Zaskoczył mnie tak zwany „final girl”, bo od początku szukałem godnej kandydatki na to miejsce, nieskazitelnej, grzecznej i gdy już miałem ją na oku, to Panowie autorzy postanowili inaczej. Cóż, nie jest to odpowiednia historia dla faworyzowania bohaterów. Podobny niedosyt poczułem względem postaci z lasu, jakby przedstawiona opowieść była nie do końca zbalansowana. Zabrakło mi szerszego spojrzenia, głębszego poznania, a co za tym idzie możliwości zrozumienia wyborów. Slasher'y charakteryzują się między innymi tym, że powstają ich kontynuacje, więc chciałbym wierzyć, że istnieje jeszcze szansa na zgłębienie tego tematu. Ostatnia kwestia dotyczy skracania dystansu pomiędzy czytelnikiem, a bohaterem.
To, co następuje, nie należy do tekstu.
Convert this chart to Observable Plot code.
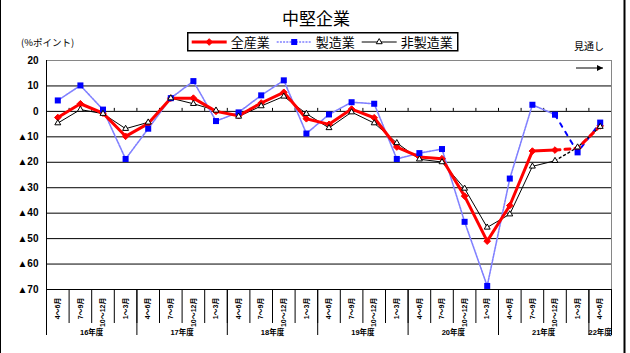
<!DOCTYPE html>
<html><head><meta charset="utf-8">
<script src="https://cdn.jsdelivr.net/npm/d3@7"></script>
<script src="https://cdn.jsdelivr.net/npm/@observablehq/plot@0.6"></script>
<style>
body{margin:0;background:#fff;}
#wrap{position:relative;width:630px;height:353px;overflow:hidden;background:#fff;font-family:"Liberation Sans",Arial,"Noto Sans CJK JP",sans-serif;}
.abs{position:absolute;white-space:nowrap;line-height:1;color:#000;}
#wrap svg{position:absolute;left:0;top:0;}
</style></head><body><div id="wrap"></div>
<script>
// ---- data ----
const title = "中堅企業";
const unitLabel = "(%ポイント)";
const outlookLabel = "見通し";
const quarters = [
  "4～6月","7～9月","10～12月","1～3月",
  "4～6月","7～9月","10～12月","1～3月",
  "4～6月","7～9月","10～12月","1～3月",
  "4～6月","7～9月","10～12月","1～3月",
  "4～6月","7～9月","10～12月","1～3月",
  "4～6月","7～9月","10～12月","1～3月",
  "4～6月"
];
const fiscalYears = [
  "16年度","16年度","16年度","16年度",
  "17年度","17年度","17年度","17年度",
  "18年度","18年度","18年度","18年度",
  "19年度","19年度","19年度","19年度",
  "20年度","20年度","20年度","20年度",
  "21年度","21年度","21年度","21年度",
  "22年度"
];
const seriesNames = ["全産業","製造業","非製造業"];
const allIndustries = [-2.4, 3.0, -0.7, -9.8, -4.8, 5.2, 5.2, 0.0, -1.7, 3.3, 7.5, -2.9, -5.1, 0.9, -2.5, -14.0, -17.9, -18.6, -33.3, -51.0, -37.0, -15.6, -15.2, -14.5, -5.7];
const manufacturing = [4.3, 10.2, 0.7, -18.7, -6.8, 5.2, 11.9, -3.8, -0.4, 6.3, 12.2, -8.7, -1.2, 3.6, 3.0, -18.7, -16.4, -14.8, -43.4, -68.6, -26.4, 2.6, -1.3, -16.1, -4.4];
const nonManufacturing = [-4.6, 0.7, -0.9, -6.8, -4.3, 5.2, 3.0, 0.4, -2.0, 2.1, 5.9, -0.9, -6.5, -0.3, -4.6, -12.4, -18.8, -19.9, -30.3, -45.6, -40.4, -21.6, -19.4, -14.1, -6.0];
const yTicks = [20, 10, 0, -10, -20, -30, -40, -50, -60, -70];
const lastActualIndex = 22; // 見通し (outlook) begins after this quarter

// ---- derived ----
const rows = quarters.map((q, i) => ({
  idx: i, pos: i + 0.5, q, fy: fiscalYears[i],
  all: allIndustries[i], mfg: manufacturing[i], non: nonManufacturing[i]
}));
const actual = rows.filter(r => r.idx <= lastActualIndex);
const outlook = rows.filter(r => r.idx >= lastActualIndex);
const groups = [];
fiscalYears.forEach((fy, i) => {
  const g = groups[groups.length - 1];
  if (g && g.fy === fy) g.end = i + 1; else groups.push({fy, start: i, end: i + 1});
});
const boundaries = d3.range(0, quarters.length + 1);
const yearBoundaries = groups.map(g => g.start).concat([quarters.length]);
const yMax = d3.max(yTicks), yMin = d3.min(yTicks);
const fmt = d => d < 0 ? "▲" + (-d) : String(d);

const styles = {
  "全産業": {stroke: "#ff0000", width: 3, dash: null, symbol: "diamond2", r: 3, fill: "#ff0000", mstroke: "#ff0000"},
  "製造業": {stroke: "#8080ff", width: 1.6, dash: "2,1.2", symbol: "square", r: 3.4, fill: "#0000ff", mstroke: "none"},
  "非製造業": {stroke: "#000000", width: 1, dash: null, symbol: "triangle", r: 2.2, fill: "#ffffff", mstroke: "#000000"}
};

const font = '"Liberation Sans", Arial, "Noto Sans CJK JP", sans-serif';

const plot = Plot.plot({
  width: 630, height: 353,
  marginLeft: 46, marginRight: 19, marginTop: 60, marginBottom: 64,
  x: {type: "linear", domain: [0, quarters.length], axis: null},
  y: {domain: [yMin, yMax], axis: null},
  style: {fontFamily: font, background: "transparent", overflow: "visible", color: "#000"},
  marks: [
    Plot.ruleY(yTicks.filter(v => v !== yMax), {y: d => d, stroke: "#000", strokeWidth: 1}),
    Plot.ruleY([yMax], {y: d => d, stroke: "#868686", strokeWidth: 1}),
    Plot.ruleX([quarters.length], {x: d => d, y1: yMin, y2: yMax, stroke: "#868686"}),
    Plot.ruleX([0], {x: d => d, y1: yMin, y2: yMax, stroke: "#000"}),
    // small ticks on the zero line
    Plot.ruleX(d3.range(1, quarters.length), {x: d => d, y1: 0, y2: 0, insetTop: -3, stroke: "#000"}),
    // category separators under the axis
    Plot.ruleX(boundaries, {x: d => d, y1: yMin, y2: yMin, insetBottom: -34, stroke: "#000"}),
    Plot.ruleX(yearBoundaries, {x: d => d, y1: yMin, y2: yMin, insetBottom: -46, stroke: "#000"}),
    // y labels
    Plot.text(yTicks, {y: d => d, text: fmt, frameAnchor: "left", textAnchor: "end", dx: -8, fontSize: 10, fontWeight: "bold"}),
    // quarter labels
    Plot.text(rows, {x: "pos", y: () => yMin, text: "q", rotate: -90, textAnchor: "end", dy: 8, fontSize: 7, fontWeight: "bold"}),
    // fiscal year labels
    Plot.text(groups, {x: g => (g.start + g.end) / 2, y: () => yMin, text: "fy", dy: 43, fontSize: 7.5, fontWeight: "bold"}),
    // 製造業
    Plot.line(actual, {x: "pos", y: "mfg", stroke: "#8080ff", strokeWidth: 1.6, strokeDasharray: "2,1.2"}),
    Plot.line(outlook, {x: "pos", y: "mfg", stroke: "#0000ff", strokeWidth: 2, strokeDasharray: "4,6"}),
    // 非製造業
    Plot.line(actual, {x: "pos", y: "non", stroke: "#000", strokeWidth: 1}),
    Plot.line(outlook, {x: "pos", y: "non", stroke: "#000", strokeWidth: 1.4, strokeDasharray: "2,3"}),
    // 全産業
    Plot.line(actual, {x: "pos", y: "all", stroke: "#ff0000", strokeWidth: 3}),
    Plot.line(outlook, {x: "pos", y: "all", stroke: "#ff0000", strokeWidth: 3, strokeDasharray: "5,5"}),
    Plot.dot(rows, {x: "pos", y: "all", symbol: "diamond2", r: 3, fill: "#ff0000", stroke: "#ff0000", strokeWidth: 1}),
    Plot.dot(rows, {x: "pos", y: "mfg", symbol: "square", r: 3.4, fill: "#0000ff", stroke: "none"}),
    Plot.dot(rows, {x: "pos", y: "non", symbol: "triangle", r: 2.2, fill: "#fff", stroke: "#000", strokeWidth: 1})
  ]
});

const wrap = document.getElementById("wrap");
wrap.appendChild(plot);

function addText(txt, left, top, size, extra) {
  const d = document.createElement("div");
  d.className = "abs";
  d.textContent = txt;
  d.style.left = left + "px"; d.style.top = top + "px"; d.style.fontSize = size + "px";
  d.style.fontFamily = '"Noto Sans CJK JP", sans-serif';
  if (extra) Object.assign(d.style, extra);
  wrap.appendChild(d);
  return d;
}
// title
addText(title, 0, 9, 17, {width: "632px", textAlign: "center"});
addText(unitLabel, 21, 38, 9.5);
addText(outlookLabel, 574, 41, 10);

// overlay svg: legend, arrow, frame lines
const ov = d3.select(wrap).append("svg").attr("width", 630).attr("height", 353)
  .style("pointer-events", "none");
ov.append("line").attr("x1", 0.5).attr("x2", 0.5).attr("y1", 0).attr("y2", 353).attr("stroke", "#000");
ov.append("line").attr("x1", 624.5).attr("x2", 624.5).attr("y1", 0).attr("y2", 353).attr("stroke", "#000").attr("stroke-width", 2);
// outlook arrow
ov.append("defs").append("marker").attr("id", "ah").attr("viewBox", "0 0 10 10").attr("refX", 10).attr("refY", 5)
  .attr("markerWidth", 6).attr("markerHeight", 6).attr("markerUnits", "userSpaceOnUse").attr("orient", "auto")
  .append("path").attr("d", "M0,0L10,5L0,10Z").attr("fill", "#000");
ov.append("line").attr("x1", 576).attr("x2", 603).attr("y1", 68).attr("y2", 68)
  .attr("stroke", "#000").attr("stroke-width", 1).attr("marker-end", "url(#ah)");
// legend
const lg = ov.append("g").attr("transform", "translate(187,32)");
lg.append("rect").attr("x", 0.75).attr("y", 0.75).attr("width", 270).attr("height", 18)
  .attr("fill", "#fff").attr("stroke", "#000").attr("stroke-width", 1.5);
const itemX = [4.7, 89.7, 174.7];
seriesNames.forEach((name, k) => {
  const s = styles[name];
  const x0 = itemX[k], cy = 10;
  lg.append("line").attr("x1", x0).attr("x2", x0 + 35).attr("y1", cy).attr("y2", cy)
    .attr("stroke", s.stroke).attr("stroke-width", s.width).attr("stroke-dasharray", s.dash);
  const sym = {diamond2: d3.symbolDiamond2, square: d3.symbolSquare, triangle: d3.symbolTriangle}[s.symbol];
  lg.append("path").attr("transform", `translate(${x0 + 17.5},${cy})`)
    .attr("d", d3.symbol(sym, Math.PI * s.r * s.r)())
    .attr("fill", s.fill).attr("stroke", s.mstroke);
  lg.append("text").attr("x", x0 + 39).attr("y", cy).attr("dy", "0.35em")
    .attr("font-size", 13).attr("font-family", '"Noto Sans CJK JP", sans-serif').text(name);
});
</script>
</body></html>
Spotkałem się parę razy kiedy to bohater zwracał się do mnie ze szklanego ekranu i wprowadzało mnie to w pewien dyskomfort. Tutaj, choć nie tak bezpośrednio, było podobnie, przez co traciłem swoją anonimowość, przestawałem być obserwatorem. Zdecydowanie wolę patrzeć bohaterom przez ramię, być niezauważalny w takim układzie. Lubię śledzić ich kroki, obserwować - tak właśnie lubię, tak smakuje najlepiej.